Count every line that holds the string "LaTeX", then give that number alone.

━━━━━━━━━━━━━━━━━━━━━━━━━━━━━━

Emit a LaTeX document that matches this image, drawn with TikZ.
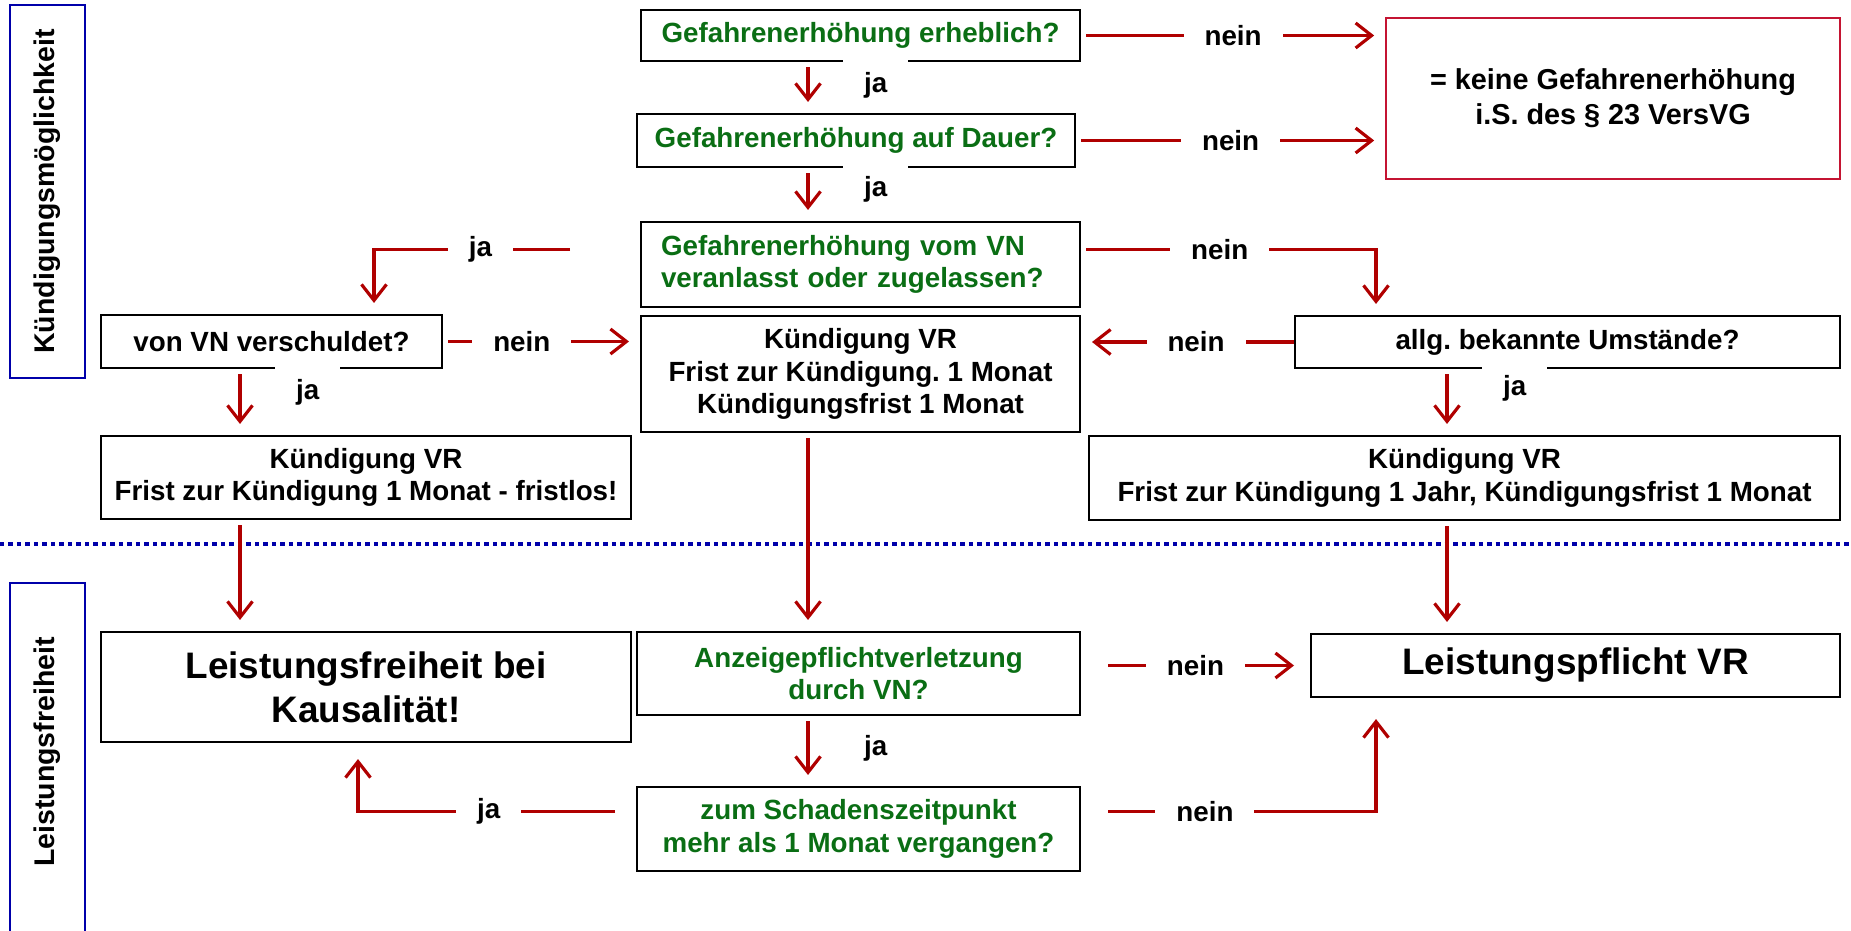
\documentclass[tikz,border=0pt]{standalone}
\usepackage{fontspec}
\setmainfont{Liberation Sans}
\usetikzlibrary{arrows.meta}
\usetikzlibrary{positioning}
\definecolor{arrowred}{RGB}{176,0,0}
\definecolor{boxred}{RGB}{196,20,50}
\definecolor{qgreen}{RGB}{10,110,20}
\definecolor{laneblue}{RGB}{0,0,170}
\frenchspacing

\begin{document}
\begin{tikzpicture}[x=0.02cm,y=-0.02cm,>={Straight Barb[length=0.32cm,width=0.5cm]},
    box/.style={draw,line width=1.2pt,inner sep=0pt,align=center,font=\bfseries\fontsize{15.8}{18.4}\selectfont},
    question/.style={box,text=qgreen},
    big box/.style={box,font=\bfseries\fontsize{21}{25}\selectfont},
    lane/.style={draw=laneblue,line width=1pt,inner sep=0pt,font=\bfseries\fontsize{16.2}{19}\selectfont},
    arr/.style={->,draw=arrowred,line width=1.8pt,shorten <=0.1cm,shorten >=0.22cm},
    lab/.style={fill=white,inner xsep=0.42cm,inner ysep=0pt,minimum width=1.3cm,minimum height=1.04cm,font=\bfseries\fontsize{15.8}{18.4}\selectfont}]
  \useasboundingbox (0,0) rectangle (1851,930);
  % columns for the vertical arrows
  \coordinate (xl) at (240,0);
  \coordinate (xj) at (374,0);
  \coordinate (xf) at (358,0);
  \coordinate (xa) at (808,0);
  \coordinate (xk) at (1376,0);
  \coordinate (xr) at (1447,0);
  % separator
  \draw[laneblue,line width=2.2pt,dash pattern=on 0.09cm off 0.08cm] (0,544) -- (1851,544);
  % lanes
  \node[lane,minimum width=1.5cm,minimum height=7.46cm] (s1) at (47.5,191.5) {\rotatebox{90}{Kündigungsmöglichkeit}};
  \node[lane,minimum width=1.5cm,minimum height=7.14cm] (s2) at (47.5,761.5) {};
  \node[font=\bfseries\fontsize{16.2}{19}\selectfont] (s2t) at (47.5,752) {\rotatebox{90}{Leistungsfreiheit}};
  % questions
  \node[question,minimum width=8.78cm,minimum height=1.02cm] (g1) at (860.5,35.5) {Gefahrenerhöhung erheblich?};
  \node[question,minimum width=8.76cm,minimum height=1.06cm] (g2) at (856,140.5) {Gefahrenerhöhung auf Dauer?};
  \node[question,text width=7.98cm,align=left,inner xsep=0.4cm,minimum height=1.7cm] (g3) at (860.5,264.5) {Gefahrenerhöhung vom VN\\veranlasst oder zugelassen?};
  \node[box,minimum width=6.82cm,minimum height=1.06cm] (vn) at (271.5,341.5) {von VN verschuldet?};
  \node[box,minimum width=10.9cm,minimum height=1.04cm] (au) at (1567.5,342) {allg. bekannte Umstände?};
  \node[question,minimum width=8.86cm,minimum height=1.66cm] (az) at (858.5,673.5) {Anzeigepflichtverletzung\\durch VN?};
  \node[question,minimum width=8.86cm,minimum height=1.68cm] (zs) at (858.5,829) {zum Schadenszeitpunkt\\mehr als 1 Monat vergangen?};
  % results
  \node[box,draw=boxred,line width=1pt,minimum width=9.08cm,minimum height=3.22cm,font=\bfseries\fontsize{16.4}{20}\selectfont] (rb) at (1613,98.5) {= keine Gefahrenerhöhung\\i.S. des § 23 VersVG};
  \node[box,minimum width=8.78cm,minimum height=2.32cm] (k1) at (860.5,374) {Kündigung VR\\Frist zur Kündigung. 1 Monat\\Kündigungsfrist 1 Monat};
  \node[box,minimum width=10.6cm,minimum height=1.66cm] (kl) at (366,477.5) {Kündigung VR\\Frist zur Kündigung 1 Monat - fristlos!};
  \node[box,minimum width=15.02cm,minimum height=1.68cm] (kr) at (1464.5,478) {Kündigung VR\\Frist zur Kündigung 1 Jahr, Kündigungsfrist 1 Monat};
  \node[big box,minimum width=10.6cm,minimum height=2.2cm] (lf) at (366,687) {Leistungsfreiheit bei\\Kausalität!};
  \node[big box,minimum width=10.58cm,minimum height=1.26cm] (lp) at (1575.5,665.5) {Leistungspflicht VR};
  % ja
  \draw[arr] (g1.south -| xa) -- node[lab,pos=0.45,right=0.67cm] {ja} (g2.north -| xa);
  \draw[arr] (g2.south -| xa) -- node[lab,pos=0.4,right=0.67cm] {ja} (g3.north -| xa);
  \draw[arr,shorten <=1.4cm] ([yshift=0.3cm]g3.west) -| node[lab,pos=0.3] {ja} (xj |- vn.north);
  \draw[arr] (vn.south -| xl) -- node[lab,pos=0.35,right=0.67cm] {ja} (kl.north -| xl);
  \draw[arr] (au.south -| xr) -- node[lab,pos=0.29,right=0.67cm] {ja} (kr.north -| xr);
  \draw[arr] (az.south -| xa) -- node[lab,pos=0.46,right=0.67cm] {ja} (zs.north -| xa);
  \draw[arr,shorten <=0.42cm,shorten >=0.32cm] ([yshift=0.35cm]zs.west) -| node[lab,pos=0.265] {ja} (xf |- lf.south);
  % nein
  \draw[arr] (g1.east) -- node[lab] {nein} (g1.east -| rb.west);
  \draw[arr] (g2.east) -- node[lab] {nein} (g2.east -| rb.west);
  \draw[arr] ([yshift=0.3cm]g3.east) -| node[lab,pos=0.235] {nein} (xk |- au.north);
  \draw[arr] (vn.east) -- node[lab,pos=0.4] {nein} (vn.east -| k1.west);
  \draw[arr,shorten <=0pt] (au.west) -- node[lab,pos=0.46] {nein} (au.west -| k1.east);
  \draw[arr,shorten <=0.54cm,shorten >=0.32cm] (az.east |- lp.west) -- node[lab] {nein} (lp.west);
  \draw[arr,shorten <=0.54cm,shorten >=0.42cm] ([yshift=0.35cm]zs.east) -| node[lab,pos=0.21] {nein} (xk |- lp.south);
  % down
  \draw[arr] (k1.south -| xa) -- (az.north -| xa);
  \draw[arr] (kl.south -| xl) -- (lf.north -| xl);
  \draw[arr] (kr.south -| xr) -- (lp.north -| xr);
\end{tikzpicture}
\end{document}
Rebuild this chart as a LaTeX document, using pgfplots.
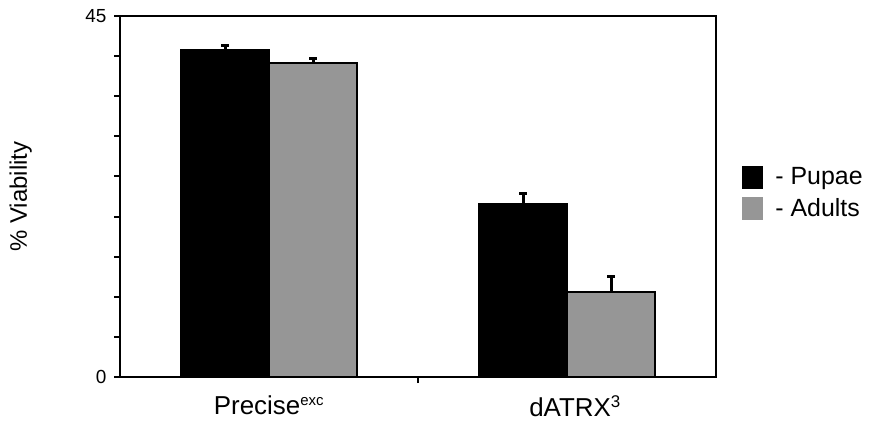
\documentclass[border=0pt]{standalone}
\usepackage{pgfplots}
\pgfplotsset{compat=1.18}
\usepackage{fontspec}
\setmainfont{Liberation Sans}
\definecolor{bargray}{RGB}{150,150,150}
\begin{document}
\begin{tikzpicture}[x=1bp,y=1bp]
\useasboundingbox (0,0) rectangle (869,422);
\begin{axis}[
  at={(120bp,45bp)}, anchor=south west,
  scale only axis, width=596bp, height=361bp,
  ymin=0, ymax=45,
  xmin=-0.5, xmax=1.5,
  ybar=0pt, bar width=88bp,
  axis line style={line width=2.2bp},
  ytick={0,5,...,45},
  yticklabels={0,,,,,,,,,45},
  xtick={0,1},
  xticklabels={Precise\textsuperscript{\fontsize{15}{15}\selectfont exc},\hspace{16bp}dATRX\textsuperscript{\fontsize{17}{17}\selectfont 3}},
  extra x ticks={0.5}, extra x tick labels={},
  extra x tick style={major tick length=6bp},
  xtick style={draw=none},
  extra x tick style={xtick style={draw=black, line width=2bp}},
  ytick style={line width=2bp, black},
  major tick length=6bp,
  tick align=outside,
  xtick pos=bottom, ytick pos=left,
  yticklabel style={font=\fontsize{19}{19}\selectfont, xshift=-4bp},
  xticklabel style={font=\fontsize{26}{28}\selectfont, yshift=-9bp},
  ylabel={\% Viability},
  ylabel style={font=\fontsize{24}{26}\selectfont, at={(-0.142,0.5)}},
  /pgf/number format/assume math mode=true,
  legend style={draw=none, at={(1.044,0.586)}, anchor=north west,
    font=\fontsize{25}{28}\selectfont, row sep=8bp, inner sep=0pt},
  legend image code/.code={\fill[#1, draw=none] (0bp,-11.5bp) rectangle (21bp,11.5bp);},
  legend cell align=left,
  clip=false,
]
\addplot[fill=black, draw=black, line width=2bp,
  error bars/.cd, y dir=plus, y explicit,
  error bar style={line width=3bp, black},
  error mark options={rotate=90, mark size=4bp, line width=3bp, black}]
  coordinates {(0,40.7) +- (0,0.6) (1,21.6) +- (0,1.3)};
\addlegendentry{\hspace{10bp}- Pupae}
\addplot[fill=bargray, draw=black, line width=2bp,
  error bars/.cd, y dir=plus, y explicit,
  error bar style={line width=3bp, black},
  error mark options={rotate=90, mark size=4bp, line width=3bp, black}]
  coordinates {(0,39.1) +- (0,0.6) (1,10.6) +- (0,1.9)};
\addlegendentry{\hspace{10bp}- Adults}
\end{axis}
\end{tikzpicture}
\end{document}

━━━━━━━━━━━━━━━━━━━━━━━━━━━━━━

Response — 2